- Exercise requirements -
Repeat all the records exactly, omitting pictures.

- Recorded data -
>>>

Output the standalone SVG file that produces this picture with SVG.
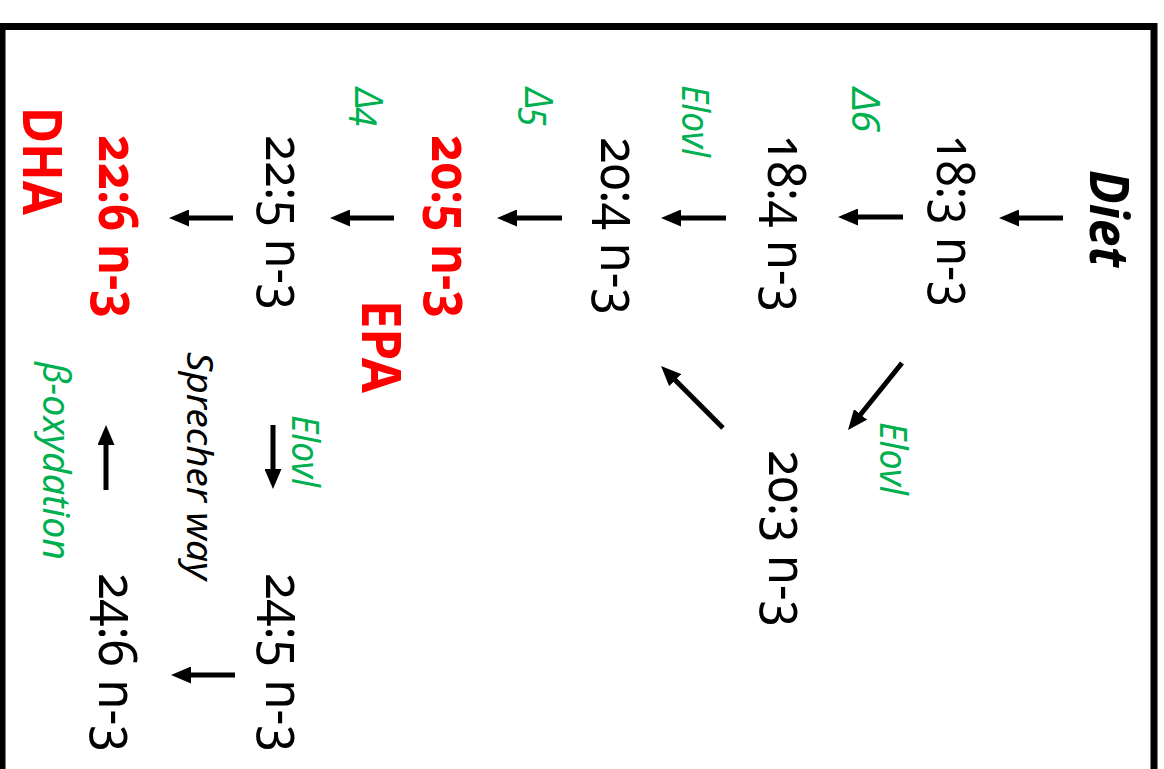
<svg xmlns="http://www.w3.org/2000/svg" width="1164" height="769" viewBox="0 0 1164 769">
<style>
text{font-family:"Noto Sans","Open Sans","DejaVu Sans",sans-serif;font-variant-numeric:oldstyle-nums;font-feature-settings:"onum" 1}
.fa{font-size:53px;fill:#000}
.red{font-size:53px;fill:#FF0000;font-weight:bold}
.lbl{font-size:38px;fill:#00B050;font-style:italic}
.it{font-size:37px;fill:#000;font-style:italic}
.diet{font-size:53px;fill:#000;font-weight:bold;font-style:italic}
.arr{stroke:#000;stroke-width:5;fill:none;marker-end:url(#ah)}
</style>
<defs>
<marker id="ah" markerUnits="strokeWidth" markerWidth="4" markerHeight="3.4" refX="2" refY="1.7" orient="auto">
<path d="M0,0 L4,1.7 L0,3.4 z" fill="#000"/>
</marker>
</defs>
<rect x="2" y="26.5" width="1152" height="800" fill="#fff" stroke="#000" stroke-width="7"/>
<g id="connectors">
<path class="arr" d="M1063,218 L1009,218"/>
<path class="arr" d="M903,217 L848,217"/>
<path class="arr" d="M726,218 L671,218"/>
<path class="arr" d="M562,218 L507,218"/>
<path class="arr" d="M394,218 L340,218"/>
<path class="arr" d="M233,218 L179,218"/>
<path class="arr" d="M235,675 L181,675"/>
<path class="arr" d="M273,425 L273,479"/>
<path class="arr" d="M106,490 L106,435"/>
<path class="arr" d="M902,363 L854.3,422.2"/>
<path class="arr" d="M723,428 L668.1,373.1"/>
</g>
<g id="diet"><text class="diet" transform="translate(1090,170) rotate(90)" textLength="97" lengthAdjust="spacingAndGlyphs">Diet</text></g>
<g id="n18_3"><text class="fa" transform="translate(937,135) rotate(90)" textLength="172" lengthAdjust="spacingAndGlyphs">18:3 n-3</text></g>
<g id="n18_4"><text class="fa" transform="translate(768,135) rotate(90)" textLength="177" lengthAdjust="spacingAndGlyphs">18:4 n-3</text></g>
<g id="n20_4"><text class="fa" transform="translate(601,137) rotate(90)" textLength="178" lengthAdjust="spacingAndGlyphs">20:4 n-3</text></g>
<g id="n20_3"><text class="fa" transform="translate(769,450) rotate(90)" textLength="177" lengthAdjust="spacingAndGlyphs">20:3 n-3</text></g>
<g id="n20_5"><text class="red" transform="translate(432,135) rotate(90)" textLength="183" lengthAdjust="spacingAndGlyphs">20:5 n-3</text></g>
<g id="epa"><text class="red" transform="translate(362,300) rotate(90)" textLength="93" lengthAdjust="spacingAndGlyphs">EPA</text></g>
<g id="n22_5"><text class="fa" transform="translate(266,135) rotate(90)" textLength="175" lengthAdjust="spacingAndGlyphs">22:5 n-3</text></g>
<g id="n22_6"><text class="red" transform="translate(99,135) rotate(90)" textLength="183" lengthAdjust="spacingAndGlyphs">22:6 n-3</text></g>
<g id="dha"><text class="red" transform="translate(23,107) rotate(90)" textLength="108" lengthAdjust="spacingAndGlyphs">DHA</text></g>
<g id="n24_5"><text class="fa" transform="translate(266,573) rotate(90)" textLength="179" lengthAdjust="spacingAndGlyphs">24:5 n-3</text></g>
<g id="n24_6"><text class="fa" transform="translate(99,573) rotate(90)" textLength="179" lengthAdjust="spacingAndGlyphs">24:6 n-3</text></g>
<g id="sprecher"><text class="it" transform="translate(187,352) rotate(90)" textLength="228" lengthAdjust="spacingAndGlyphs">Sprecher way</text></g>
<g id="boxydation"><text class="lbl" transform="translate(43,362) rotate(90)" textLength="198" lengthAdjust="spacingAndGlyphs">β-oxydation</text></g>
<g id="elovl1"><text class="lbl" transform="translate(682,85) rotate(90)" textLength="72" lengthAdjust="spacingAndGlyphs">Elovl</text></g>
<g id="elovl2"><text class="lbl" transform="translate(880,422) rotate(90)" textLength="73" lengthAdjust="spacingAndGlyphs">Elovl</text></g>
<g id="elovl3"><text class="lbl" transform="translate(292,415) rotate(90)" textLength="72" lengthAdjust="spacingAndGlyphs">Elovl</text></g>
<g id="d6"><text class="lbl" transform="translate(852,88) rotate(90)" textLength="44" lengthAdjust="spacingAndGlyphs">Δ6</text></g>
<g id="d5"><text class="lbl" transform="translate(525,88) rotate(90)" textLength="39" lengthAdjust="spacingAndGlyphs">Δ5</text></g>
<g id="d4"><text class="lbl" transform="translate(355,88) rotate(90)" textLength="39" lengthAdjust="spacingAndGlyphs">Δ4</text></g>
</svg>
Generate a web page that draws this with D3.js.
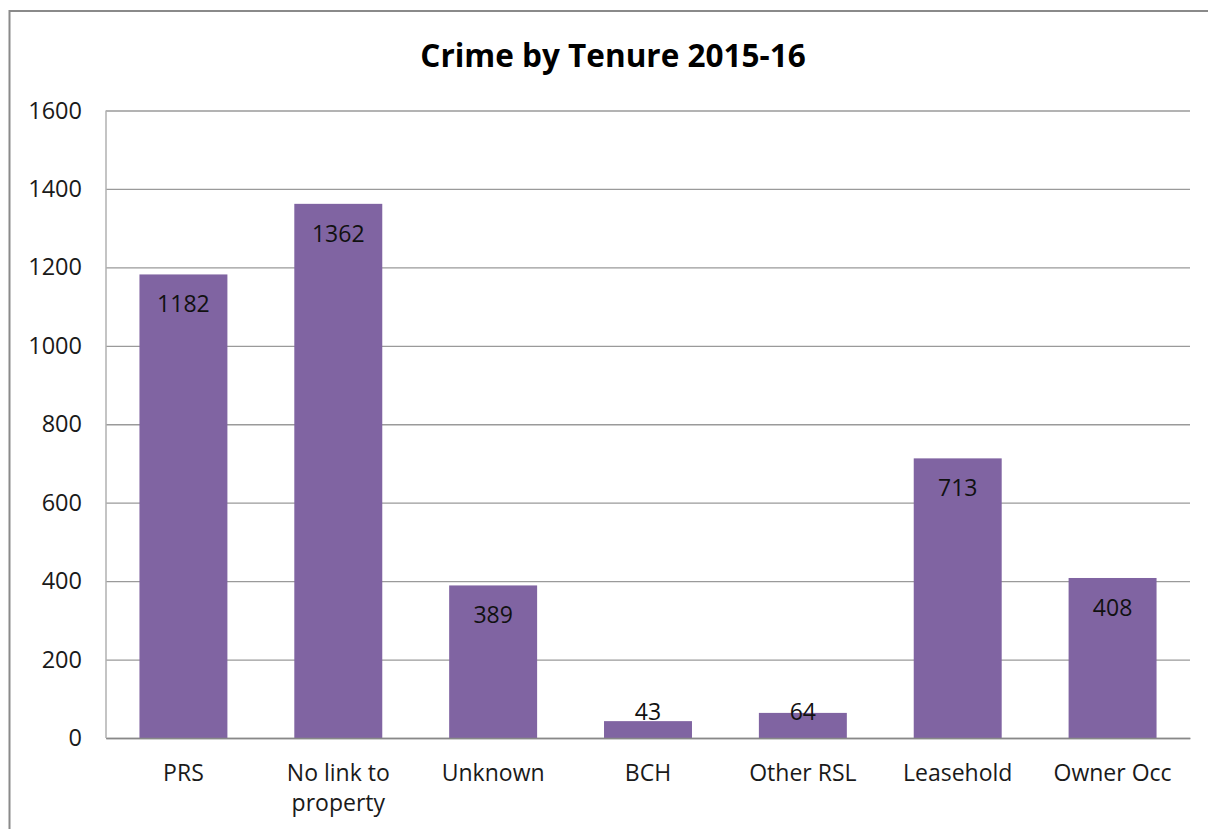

<<<

- Result below -
Output the standalone SVG file that produces this picture with SVG.
<svg xmlns="http://www.w3.org/2000/svg" width="1164" height="769" viewBox="0 0 1164 769">
<style>
text{font-family:"Noto Sans","Open Sans","DejaVu Sans",sans-serif;font-variant-numeric:oldstyle-nums;font-feature-settings:"onum" 1}
.fa{font-size:53px;fill:#000}
.red{font-size:53px;fill:#FF0000;font-weight:bold}
.lbl{font-size:38px;fill:#00B050;font-style:italic}
.it{font-size:37px;fill:#000;font-style:italic}
.diet{font-size:53px;fill:#000;font-weight:bold;font-style:italic}
.arr{stroke:#000;stroke-width:5;fill:none;marker-end:url(#ah)}
</style>
<defs>
<marker id="ah" markerUnits="strokeWidth" markerWidth="4" markerHeight="3.4" refX="2" refY="1.7" orient="auto">
<path d="M0,0 L4,1.7 L0,3.4 z" fill="#000"/>
</marker>
</defs>
<rect x="2" y="26.5" width="1152" height="800" fill="#fff" stroke="#000" stroke-width="7"/>
<g id="connectors">
<path class="arr" d="M1063,218 L1009,218"/>
<path class="arr" d="M903,217 L848,217"/>
<path class="arr" d="M726,218 L671,218"/>
<path class="arr" d="M562,218 L507,218"/>
<path class="arr" d="M394,218 L340,218"/>
<path class="arr" d="M233,218 L179,218"/>
<path class="arr" d="M235,675 L181,675"/>
<path class="arr" d="M273,425 L273,479"/>
<path class="arr" d="M106,490 L106,435"/>
<path class="arr" d="M902,363 L854.3,422.2"/>
<path class="arr" d="M723,428 L668.1,373.1"/>
</g>
<g id="diet"><text class="diet" transform="translate(1090,170) rotate(90)" textLength="97" lengthAdjust="spacingAndGlyphs">Diet</text></g>
<g id="n18_3"><text class="fa" transform="translate(937,135) rotate(90)" textLength="172" lengthAdjust="spacingAndGlyphs">18:3 n-3</text></g>
<g id="n18_4"><text class="fa" transform="translate(768,135) rotate(90)" textLength="177" lengthAdjust="spacingAndGlyphs">18:4 n-3</text></g>
<g id="n20_4"><text class="fa" transform="translate(601,137) rotate(90)" textLength="178" lengthAdjust="spacingAndGlyphs">20:4 n-3</text></g>
<g id="n20_3"><text class="fa" transform="translate(769,450) rotate(90)" textLength="177" lengthAdjust="spacingAndGlyphs">20:3 n-3</text></g>
<g id="n20_5"><text class="red" transform="translate(432,135) rotate(90)" textLength="183" lengthAdjust="spacingAndGlyphs">20:5 n-3</text></g>
<g id="epa"><text class="red" transform="translate(362,300) rotate(90)" textLength="93" lengthAdjust="spacingAndGlyphs">EPA</text></g>
<g id="n22_5"><text class="fa" transform="translate(266,135) rotate(90)" textLength="175" lengthAdjust="spacingAndGlyphs">22:5 n-3</text></g>
<g id="n22_6"><text class="red" transform="translate(99,135) rotate(90)" textLength="183" lengthAdjust="spacingAndGlyphs">22:6 n-3</text></g>
<g id="dha"><text class="red" transform="translate(23,107) rotate(90)" textLength="108" lengthAdjust="spacingAndGlyphs">DHA</text></g>
<g id="n24_5"><text class="fa" transform="translate(266,573) rotate(90)" textLength="179" lengthAdjust="spacingAndGlyphs">24:5 n-3</text></g>
<g id="n24_6"><text class="fa" transform="translate(99,573) rotate(90)" textLength="179" lengthAdjust="spacingAndGlyphs">24:6 n-3</text></g>
<g id="sprecher"><text class="it" transform="translate(187,352) rotate(90)" textLength="228" lengthAdjust="spacingAndGlyphs">Sprecher way</text></g>
<g id="boxydation"><text class="lbl" transform="translate(43,362) rotate(90)" textLength="198" lengthAdjust="spacingAndGlyphs">β-oxydation</text></g>
<g id="elovl1"><text class="lbl" transform="translate(682,85) rotate(90)" textLength="72" lengthAdjust="spacingAndGlyphs">Elovl</text></g>
<g id="elovl2"><text class="lbl" transform="translate(880,422) rotate(90)" textLength="73" lengthAdjust="spacingAndGlyphs">Elovl</text></g>
<g id="elovl3"><text class="lbl" transform="translate(292,415) rotate(90)" textLength="72" lengthAdjust="spacingAndGlyphs">Elovl</text></g>
<g id="d6"><text class="lbl" transform="translate(852,88) rotate(90)" textLength="44" lengthAdjust="spacingAndGlyphs">Δ6</text></g>
<g id="d5"><text class="lbl" transform="translate(525,88) rotate(90)" textLength="39" lengthAdjust="spacingAndGlyphs">Δ5</text></g>
<g id="d4"><text class="lbl" transform="translate(355,88) rotate(90)" textLength="39" lengthAdjust="spacingAndGlyphs">Δ4</text></g>
</svg>
Generate a web page that draws this with D3.js.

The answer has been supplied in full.